Seminarium Teorii Oddziaływań Elementarnych
2006/2007 | 2007/2008 | 2008/2009 | 2009/2010 | 2010/2011 | 2011/2012 | 2012/2013 | 2013/2014 | 2014/2015 | 2015/2016 | 2016/2017
2014-11-24 (Poniedziałek)
Daniel Stolarski (CERN)
Emerging jets
I will describe a new collider object we have termed emerging jets. These can arise when there is a confining dark sector connected to the Standard Model by a TeV scale mediator, a scenario that is well motivated by dark matter considerations. The signature of an emerging jet is O(10) displaced vertices inside the jet each with different impact parameter, and a small number of prompt tracks. I will describe strategies that can be used to discover emerging jets even if they have very small cross sections.
2014-11-17 (Poniedziałek)
Tomasz Jeliński (Uniwersytet Śląski)
Yukawa unification in extended GMSB models
It is known that superpotential couplings between messenger sector and MSSM matter fields can significantly change phenomenology of the standard GMSB models. Those interactions not only give rise to A-terms and soft masses but also can lead to kinetic mixing between messengers and matter. In this talk, we shall discuss an example of unification model in which those effects play an important role.
2014-11-03 (Poniedziałek)
Janusz Kempa (PW Płock)
Cosmic rays in CERN 2014
The 18th International Symposium on Very High Energy Cosmic Ray Interactions (ISVHECRI 2014) was held at CERN in August. It focused on high energy hadron collisions of cosmic ray particles and related topics including all directions of very, and extremely, high energy cosmic ray studies with air showers. Highlights included the accelerator studies of hadronic interactions at very high energies and the interpretation of the cosmic ray data as well as the understanding of hadronic interactions from cosmic ray data. I will discuss the latest results from these studies including extensive air showers detected at TA, AUGER, TUNKA and IceCube.
2014-10-27 (Poniedziałek)
Rose Lerner (DESY)
The minimal curvaton-Higgs model
I will begin this talk by motivating curvaton models and the idea of minimal models of cosmology. I will then introduce the minimal curvaton-higgs (MCH) model, which is a minimal interpretation of the curvaton scenario with one real scalar coupled to the standard model Higgs boson. The standard model coupling allows the dynamics of the model to be determined in detail, including effects from the thermal background and from radiative corrections to the potential. I'll discuss thermal blocking of the curvaton decay, including preliminary results from lattice simulations. Next I will present the parameter space and predictions of the model.

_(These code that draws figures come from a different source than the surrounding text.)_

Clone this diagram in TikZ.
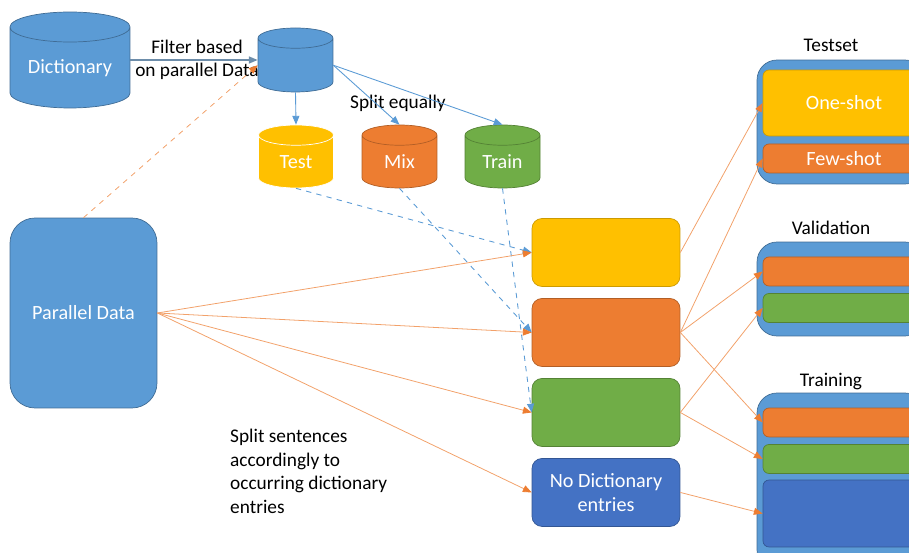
\documentclass[tikz,border=0pt]{standalone}
\usepackage{fontspec}
\setmainfont{Carlito}
\usetikzlibrary{shapes.geometric, arrows.meta, positioning}
\definecolor{mblue}{HTML}{5B9BD5}
\definecolor{dblue}{HTML}{4472C4}
\definecolor{myellow}{HTML}{FFC000}
\definecolor{morange}{HTML}{ED7D31}
\definecolor{mgreen}{HTML}{70AD47}
\definecolor{lorange}{HTML}{F4B183}
\tikzstyle{db} = [cylinder, shape border rotate=90, aspect=0.27, anchor=shape center, inner xsep=0pt, text width=1.5cm, align=center, draw=mblue!70!black, fill=mblue, text=white, font=\fontsize{11.5}{13}\selectfont]
\tikzstyle{block} = [rectangle, rounded corners=0.2cm, minimum width=2.96cm, minimum height=1.36cm, text centered, text=white, font=\fontsize{11.5}{13.4}\selectfont]
\tikzstyle{holder} = [rectangle, rounded corners=0.4cm, minimum width=3.36cm, draw=mblue!70!black, fill=mblue]
\tikzstyle{part} = [rectangle, rounded corners=0.12cm, minimum width=3.24cm, minimum height=0.58cm, text=white, font=\fontsize{11.5}{13}\selectfont]
\tikzstyle{title} = [font=\fontsize{11}{13.4}\selectfont, align=center]
\tikzstyle{arrow} = [-{Triangle[length=5pt,width=4pt]}]
\tikzstyle{splitline} = [-{Triangle[length=5pt,width=4pt,color=morange]}, lorange!70!morange, line width=0.45pt]
\tikzstyle{dbline} = [arrow, mblue, line width=0.5pt]

\begin{document}
\begin{tikzpicture}[x=0.02cm, y=-0.02cm, node distance=1.6cm]
        \useasboundingbox (0,0) rectangle (909,553);
        \begin{scope}
        \clip (0,0) rectangle (909,553);
        % sources
        \node (dict) [db, aspect=0.25, text width=2.4cm, minimum height=1.92cm] at (70,60) {Dictionary};
        \node (filt) [db, minimum height=1.28cm] at (295.5,60) {};
        \node (test) [db, draw=white, fill=myellow, minimum height=1.26cm] at (296,156.5) {Test};
        \node (mix) [db, draw=morange!75!black, fill=morange, minimum height=1.26cm] at (399.5,156.5) {Mix};
        \node (train) [db, draw=mgreen!75!black, fill=mgreen, minimum height=1.26cm] at (502.5,156.5) {Train};
        \node (par) [block, rounded corners=0.5cm, minimum width=2.94cm, minimum height=3.8cm, draw=mblue!70!black, fill=mblue] at (83.5,313) {Parallel Data};

        % split by dictionary entries
        \node (yel) [block, draw=myellow!80!black, fill=myellow] at (606,252.5) {};
        \node (ora) [block, draw=morange!75!black, fill=morange, below of = yel] {};
        \node (gre) [block, draw=mgreen!75!black, fill=mgreen, below of = ora] {};
        \node (nodict) [block, draw=dblue!75!black, fill=dblue, below of = gre, align=center] {No Dictionary\\entries};

        % sets on the right
        \node (testset) [holder, minimum height=2.48cm] at (841,122) {};
        \node (oneshot) [part, minimum height=1.32cm, draw=myellow!80!black, fill=myellow] at (844,103) {One-shot};
        \node (fewshot) [part, draw=morange!75!black, fill=morange] at (844,158.5) {Few-shot};
        \node (valset) [holder, minimum height=1.88cm] at (841,289) {};
        \node (valora) [part, draw=morange!75!black, fill=morange] at (844,271.5) {};
        \node (valgre) [part, draw=mgreen!75!black, fill=mgreen] at (844,308) {};
        \node (trset) [holder, minimum height=3.54cm] at (841,481.5) {};
        \node (trora) [part, draw=morange!75!black, fill=morange] at (844,422.5) {};
        \node (trgre) [part, draw=mgreen!75!black, fill=mgreen] at (844,459) {};
        \node (trblu) [part, minimum height=1.34cm, draw=dblue!75!black, fill=dblue] at (844,513.5) {};
        \end{scope}

        % titles and notes
        \node (ttest) [title] at (831,45) {Testset};
        \node (tval) [title] at (831,228) {Validation};
        \node (ttrain) [title] at (831,382) {Training};
        \node (filtlbl) [title] at (197,60) {Filter based\\on parallel Data};
        \node (splitlbl) [title] at (398,103) {Split equally};
        \node (notelbl) [title, align=left, anchor=north west] at (224,423) {Split sentences\\accordingly to\\occurring dictionary\\entries};

        % connectors
        \draw[arrow, mblue!50!gray, line width=0.8pt] (dict.shape center -| dict.east) -- (filt.shape center -| filt.west);
        \draw[splitline, dashed] (par.north) -- (filt.west);
        \draw[dbline] (filt.south) -- (test.north);
        \draw[dbline] (filt.east) -- (mix.north);
        \draw[dbline] (filt.east) -- (train.north);
        \draw[dbline, dashed] (test.south) -- (yel.west);
        \draw[dbline, dashed] (mix.south) -- (ora.west);
        \draw[dbline, dashed] (train.south) -- (gre.west);
        \draw[splitline] (par.east) -- (yel.west);
        \draw[splitline] (par.east) -- (ora.west);
        \draw[splitline] (par.east) -- (gre.west);
        \draw[splitline] (par.east) -- (nodict.west);
        \draw[splitline] (yel.east) -- (oneshot.west);
        \draw[splitline] (ora.east) -- (fewshot.west);
        \draw[splitline] (ora.east) -- (valora.west);
        \draw[splitline] (ora.east) -- (trora.west);
        \draw[splitline] (gre.east) -- (valgre.west);
        \draw[splitline] (gre.east) -- (trgre.west);
        \draw[splitline] (nodict.east) -- (trblu.west);
    \end{tikzpicture}
\end{document}
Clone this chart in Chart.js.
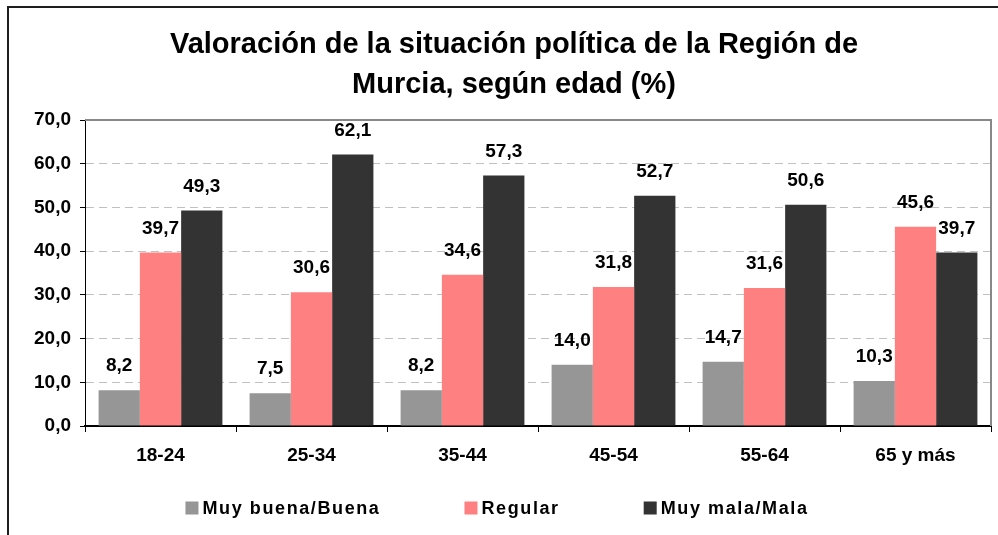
<!DOCTYPE html>
<html>
<head>
<meta charset="utf-8">
<script src="https://cdn.jsdelivr.net/npm/chart.js@4.4.1/dist/chart.umd.min.js"></script>
<style>
html,body{margin:0;padding:0;background:#fff;}
#wrap{width:998px;height:535px;position:relative;}
</style>
</head>
<body>
<div id="wrap"><canvas id="c" width="998" height="535"></canvas></div>
<script>
const titleLines = ["Valoración de la situación política de la Región de", "Murcia, según edad (%)"];
const categories = ["18-24", "25-34", "35-44", "45-54", "55-64", "65 y más"];
const seriesNames = ["Muy buena/Buena", "Regular", "Muy mala/Mala"];
const buenaValues = [8.2, 7.5, 8.2, 14.0, 14.7, 10.3];
const regularValues = [39.7, 30.6, 34.6, 31.8, 31.6, 45.6];
const malaValues = [49.3, 62.1, 57.3, 52.7, 50.6, 39.7];
const yTickLabels = ["0,0", "10,0", "20,0", "30,0", "40,0", "50,0", "60,0", "70,0"];
const colors = ["#969696", "#FF8080", "#333333"];

const FONT = "'Liberation Sans', Arial, Helvetica, sans-serif";
Chart.defaults.font.family = FONT;
Chart.defaults.color = "#000";

const fmt = v => v.toFixed(1).replace('.', ',');

const framePlugin = {
  id: 'frame',
  afterLayout(chart) {
    // let the y tick labels extend left of the axis box without clipping
    chart.scales.y._computeLabelArea = () => undefined;
  },
  beforeDraw(chart) {
    const ctx = chart.ctx;
    ctx.save();
    ctx.fillStyle = '#fff';
    ctx.fillRect(0, 0, chart.width, chart.height);
    ctx.strokeStyle = '#1e1e1e';
    ctx.lineWidth = 2;
    ctx.beginPath();
    ctx.moveTo(8, chart.height);
    ctx.lineTo(8, 7);
    ctx.lineTo(chart.width, 7);
    ctx.stroke();
    ctx.restore();
  },
  beforeDatasetsDraw(chart) {
    const a = chart.chartArea;
    const ctx = chart.ctx;
    ctx.save();
    ctx.strokeStyle = '#888888';
    ctx.lineWidth = 2;
    ctx.beginPath();
    ctx.moveTo(a.left, a.top);
    ctx.lineTo(a.right, a.top);
    ctx.lineTo(a.right, a.bottom);
    ctx.stroke();
    ctx.restore();
  },
  afterDatasetsDraw(chart) {
    const ctx = chart.ctx;
    ctx.save();
    ctx.font = "bold 19px " + FONT;
    ctx.fillStyle = '#000';
    ctx.textAlign = 'center';
    ctx.textBaseline = 'middle';
    chart.data.datasets.forEach((ds, i) => {
      const meta = chart.getDatasetMeta(i);
      meta.data.forEach((bar, j) => {
        ctx.fillText(fmt(ds.data[j]), bar.x, bar.y - 24);
      });
    });
    ctx.restore();
  },
  afterDraw(chart) {
    // legend
    const ctx = chart.ctx;
    ctx.save();
    ctx.font = "bold 18px " + FONT;
    try { ctx.letterSpacing = '1.6px'; } catch (e) {}
    ctx.textBaseline = 'middle';
    ctx.textAlign = 'left';
    const box = 13, gapBT = 4, gapItems = 84, cy = 508;
    const items = chart.data.datasets.map(ds => ({label: ds.label, color: ds.backgroundColor, w: box + gapBT + ctx.measureText(ds.label).width}));
    const total = items.reduce((s, it) => s + it.w, 0) + gapItems * (items.length - 1);
    let x = 497 - total / 2;
    items.forEach(it => {
      ctx.fillStyle = it.color;
      ctx.fillRect(x, cy - box / 2, box, box);
      ctx.fillStyle = '#000';
      ctx.fillText(it.label, x + box + gapBT, cy + 1);
      x += it.w + gapItems;
    });
    ctx.restore();
  }
};

new Chart(document.getElementById('c'), {
  type: 'bar',
  data: {
    labels: categories,
    datasets: [
      { label: seriesNames[0], data: buenaValues, backgroundColor: colors[0] },
      { label: seriesNames[1], data: regularValues, backgroundColor: colors[1] },
      { label: seriesNames[2], data: malaValues, backgroundColor: colors[2] }
    ]
  },
  options: {
    responsive: false,
    animation: false,
    devicePixelRatio: 1,
    layout: { padding: { left: 37, right: 7, top: 7, bottom: 59 } },
    datasets: { bar: { categoryPercentage: 0.82, barPercentage: 1.0, borderWidth: 0 } },
    plugins: {
      legend: { display: false },
      tooltip: { enabled: false },
      title: {
        display: true,
        text: titleLines,
        color: '#000',
        font: { size: 29, weight: 'bold', family: FONT, lineHeight: 1.38 },
        padding: { top: 18, bottom: 15 }
      }
    },
    scales: {
      x: {
        grid: { drawOnChartArea: false, drawTicks: true, tickLength: 6, tickColor: '#000', offset: true },
        border: { display: true, color: '#000', width: 2 },
        ticks: { font: { size: 19, weight: 'bold' }, color: '#000', padding: 12, maxRotation: 0 },
        afterFit(scale) { scale.height = 50; }
      },
      y: {
        min: 0, max: 70,
        ticks: { stepSize: 10, font: { size: 19, weight: 'bold' }, color: '#000', padding: 9,
          callback: (v, i) => yTickLabels[i] },
        grid: {
          color: ctx => (ctx.tick && (ctx.tick.value === 0 || ctx.tick.value === 70)) ? 'rgba(0,0,0,0)' : '#c0c0c0',
          lineWidth: 1, tickLength: 5, tickColor: '#000'
        },
        border: { display: true, color: '#000', width: 1, dash: [8, 5] },
        afterFit(scale) { scale.width = 48; }
      }
    }
  },
  plugins: [framePlugin]
});
</script>
</body>
</html>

Finally I will discuss an attempt to quantify the 'naturalness' of the model by considering stochastic dynamics.
2014-10-20 (Poniedziałek)
Wojciech Kotlarski (IFT UW)
SUSY with R-symmetry - confronting EWPO and LHC constraints
I will discuss a complete next-to-leading order computation of the lightest Higgs boson mass, the W boson mass and muon decay in the minimal R-symmetric SUSY model. This model contains non-MSSM particles including a Higgs triplet, Dirac gauginos and higgsinos, and leads to significant new tree-level and one-loop contributions to these observables. I will show that the model can accommodate the measured values of these observables for interesting regions of parameter space, characterise these regions and provide typical benchmark points in agreement with experimental constraints.
2014-10-13 (Poniedziałek)
Bryan Zaldivar (Brussels U)
Simplified Dark Matter Models for LHC analyses
In this talk I will present the state of the art of Dark Matter searches at the LHC, focusing the attention on "model independent" analyses which are presently part of the agenda for the experimental groups in the next LHC run. The need for complementarity studies will be motivated, relating different experimental searches. Finally, some comments about ongoing related works will be presented.
2014-10-06 (Poniedziałek)
Sławomir Tkaczyk (FNAL, CERN)
Physics results from CMS in Run-1 and the detector upgrade plans
Recent physics results from the CMS experiment at the LHC using the full Run-1 dataset of 30 fb-1 will be presented. The large data sample delivered by the LHC allowed for exploration of many interesting questions related to understanding of the Electroweak Symmetry Breaking, and looking for hints of physics beyond the Standard Model. The increasing instantaneous luminosity and pile-up place new demands on the detectors and the readout system. I will discuss constraints which they pose and the plans to address them in the future years.